We fount it. But also what we found would change our lives forever. We found a man leading a group of people out of pure humility. He confessed to his shortcomings, but knew without a doubt what he was to do about it. He had our ear. Our first assignment after attending for a short time, was to read all of the red letters. He gave us a week. Wow...he means business, haha. We were intrigued and excited. We read all the read letters found in Matthew, Mark, Luke, John, Acts and Revelation. Then because of his prompting, he challenged us to reread it for the next 4 weeks. We did. Something was igniting. Then, soon after that, he made an off the cuff comment about before next Sunday, read the four gospels. He even knew how much time it would take. We did it. Wow again!
So this is how it started. We went from there, to in-depth studies in different books. While Ron found himself pulled one way, I felt called to read the New Testament, even though I had just done it a year before. It took a few months, but I did it. Hugry for more, I quickly went to riding the Old Testament. I powered through all the names, the places, the do's and don'ts that at the time didn't make a lot of sense. I knew it would begin to become clear if I kept reading. It did. His word started coming alive.
I can't even begin to explain the POWER in the text he left us. Forget that it's the most read, oldest, intact piece of literature on planet earth, but it's alive! I learned God's character and nature. I learned Satan's character and nature. I learned the human character and nature. Things in life became very clear. I even asked God to make himself known to me. I asked him to speak to me, to show me things. Guess what? He did. I would wake up each morning with some new gift he gave me. An understanding, a knowing, a connection, a new heart for someone I struggled to forgive. It was blowing my mind.
I could see clearly how his word had been distorted over the years by us humans that have been deceived by Satan. I could see the beauty that he intended. I could see the Father's heart so clearly. He is love. Love requires things though. Things I needed to lay at his feet. I found myself to have a spirit of rebellion, selfishness, judgement and more. I had idols that I was hesitant to lay down, as they gave me false comfort. Day by day, he lovingly showed me the places I needed healing. Still growing and learning and seeking him in all those areas. But my hope is now FIRMLY rooted in the God I learned to re-love.

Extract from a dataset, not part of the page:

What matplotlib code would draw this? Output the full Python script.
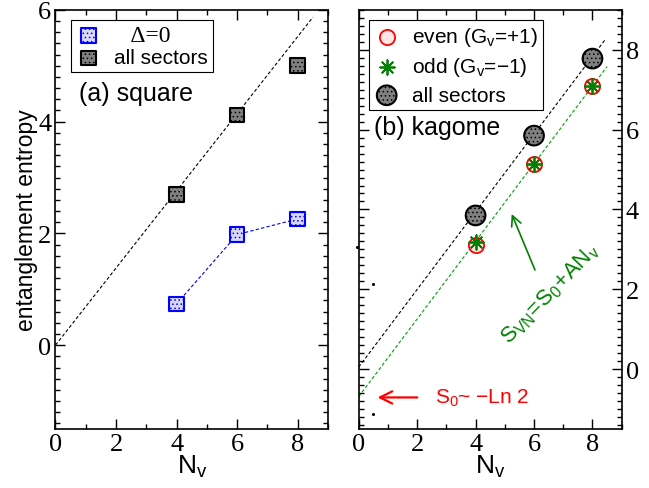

You see, the God I thought I was serving was based on my own selfish wants and desires. I was doing him favors by telling everyone what the answers were to this broken world. Who am I to think I hold that kind of knowledge? Healing step one...stop thinking I know everything. I don't. Not even close. Not one step without sitting in his word and asking him where to go, what to say, what to do. Not. One. Step.
"But seek first the kingdom of God and his righteousness, and all these things will be added to you." Matthew 6:33
and I find it wonderful that he is talking to us about fear and anxiety here...
"Therefore do not be anxious about tomorrow, for tomorrow with be anxious for itself. Sufficient for the day is it's own trouble." Matt 6:24
Friends, seek first the kingdom of God. The treasure is endless.